Le résumé des experts

Jonathan Dupasquier (M13h)

Si la sortie de GA4 a évidemment été tumultueuse, c’est, pour autant, une vraie amélioration pour les marketeurs. Certes, l'outil est moins accessible mais il a largement amélioré ses capacités d’analyse. 

La version gratuite est très personnalisable et donne désormais accès à des fonctionnalités jusque-là réservées aux utilisateurs payants, comme bigQuery. 

La collecte des données a été revue, pour s’adapter aux limitations techniques et réglementaires, avec l’arrivée de fonctionnalités comme le Consent Mode Advanced pour remodéliser le trafic non consenti et le User Provided Data pour améliorer l'attribution des conversions. 

Le produit a énormément évolué depuis sa sortie, avec une roadmap ambitieuse (correction de bug, ajout de feature, boost à l'IA). Le tout dans un contexte marché qui est ultra compliqué pour tout le monde (privacy, guerre ouverte d'Apple au suivi des perfs, DMA, fin des cookies tiers, cross device) et plus particulièrement pour Google & GA (souvenir ému pour la décision de la CNIL de sanctionner UA). 

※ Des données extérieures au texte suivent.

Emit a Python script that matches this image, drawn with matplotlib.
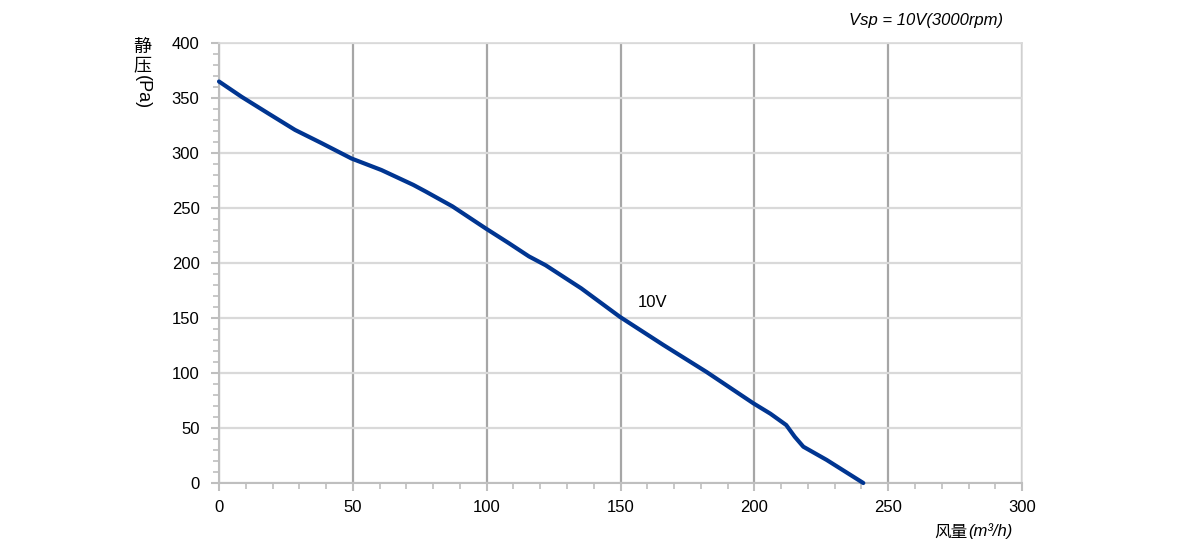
import matplotlib.pyplot as plt
from matplotlib.ticker import MultipleLocator

# 风量 (m3/h) / 静压 (Pa), 10V
flow = [0, 8.5, 18.4, 28.4, 38.3, 49.5, 60.7, 72.6, 77.2, 87.2, 99.6, 108.3,
        115.8, 122, 135.3, 149.8, 166, 182.1, 199.6, 206, 211.9, 215.1, 218.3,
        227, 240.7]
pressure = [365, 351, 336, 321, 309, 295, 284.5, 271, 265, 251.5, 231.5, 218,
            206, 198, 177, 151, 125.5, 101, 72.5, 63, 52.7, 42, 33,
            21, 0]

plt.rcParams['font.family'] = ['Liberation Sans', 'Noto Sans CJK SC', 'DejaVu Sans']

fig = plt.figure(figsize=(12, 5.5), dpi=100)
ax = fig.add_axes([0.1825, 0.1218, 0.6692, 0.8])

ax.set_xlim(0, 300)
ax.set_ylim(0, 400)
ax.xaxis.set_major_locator(MultipleLocator(50))
ax.xaxis.set_minor_locator(MultipleLocator(10))
ax.yaxis.set_major_locator(MultipleLocator(50))
ax.yaxis.set_minor_locator(MultipleLocator(10))

ax.grid(axis='x', which='major', color='#a6a6a6', lw=1.6)
ax.grid(axis='y', which='major', color='#d9d9d9', lw=1.6)
ax.set_axisbelow(True)

for s in ['left', 'bottom']:
    ax.spines[s].set_color('#bfbfbf')
    ax.spines[s].set_linewidth(1.5)
for s in ['top', 'right']:
    ax.spines[s].set_color('#d9d9d9')
    ax.spines[s].set_linewidth(1.2)

ax.tick_params(which='major', length=6, width=1.5, color='#bfbfbf', labelsize=12, pad=6)
ax.tick_params(which='minor', length=4, width=1.2, color='#bfbfbf')
ax.tick_params(axis='y', pad=8)

ax.plot(flow, pressure, color='#003591', lw=3, solid_joinstyle='round', solid_capstyle='round',
        clip_on=False, zorder=5)
ax.text(156.5, 164, '10V', fontsize=12, va='center', ha='left')

fig.text(1003 / 1200, 1 - 20 / 550, 'Vsp = 10V(3000rpm)', fontsize=12, style='italic',
         ha='right', va='center')

# x label: CJK part upright, unit part italic
fig.text(968 / 1200, 1 - 532 / 550, '风量', fontsize=12,
         ha='right', va='center', family=['Noto Sans CJK SC'])
fig.text(968 / 1200, 1 - 531 / 550, '(m³/h)', fontsize=12, style='italic',
         ha='left', va='center')

# y label: CJK upright, "(Pa)" turned
fig.text(142 / 1200, 1 - 47 / 550, '静', fontsize=13, ha='center', va='center',
         family=['Noto Sans CJK SC'])
fig.text(142 / 1200, 1 - 65 / 550, '压', fontsize=13, ha='center', va='center',
         family=['Noto Sans CJK SC'])
fig.text(142 / 1200, 1 - 92 / 550, '(Pa)', fontsize=13, rotation=270,
         ha='center', va='center')

fig.savefig('out.png', dpi=100)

François de Broissia (Jellyfish)

Quand on regarde les frustrations liées à GA4, il me semble que cela révèle finalement plus des enjeux des grandes entreprises à s'adapter à une réalité technique parfois subtile, toujours changeante, et qui impacte fortement la relation que l'on a avec l'outil.

Certes, certaines frustrations liées à l'interface, à des erreurs de processing, à des incohérences de data sont légitimes. Mais GA n'est plus seulement une interface qui délivre une vérité : c'est un écosystème complexe de collecte qui tente de répondre aux défis actuels en proposant de nombreuses options de déploiement, de structuration et de lecture de la donnée, et d'activation. Le changement de modèle propose aussi d'entrer dans une nouvelle ère de la donnée : celle d'une appropriation par les marques pour se rapprocher toujours plus de la réalité business.

Dans cette course d'obstacles, l'adaptation peut donner une impression d'instabilité, l'agilité peut donner l'impression d'un manque de solidité. Et l'exigence qui pèse sur les marques est toujours plus forte. D'un outil qui supportait le marketing, on a l'impression que l'outil a maintenant besoin d'être supporté lui-même. Il faut être expert privacy, comprendre comment fonctionnent les navigateurs, connaître précisément la relation entre client et serveur, savoir configurer des DNS ou du load balancing, parler le SQL couramment, etc.

Dans cette conduite du changement, les marques qui sauront relever ces défis seront sans doute les mieux positionnées pour profiter de l'ère de l'IA qui s'ouvre devant nous. Et GA (et l'iceberg GCP) propose une boîte à outils qui semble très prometteuse.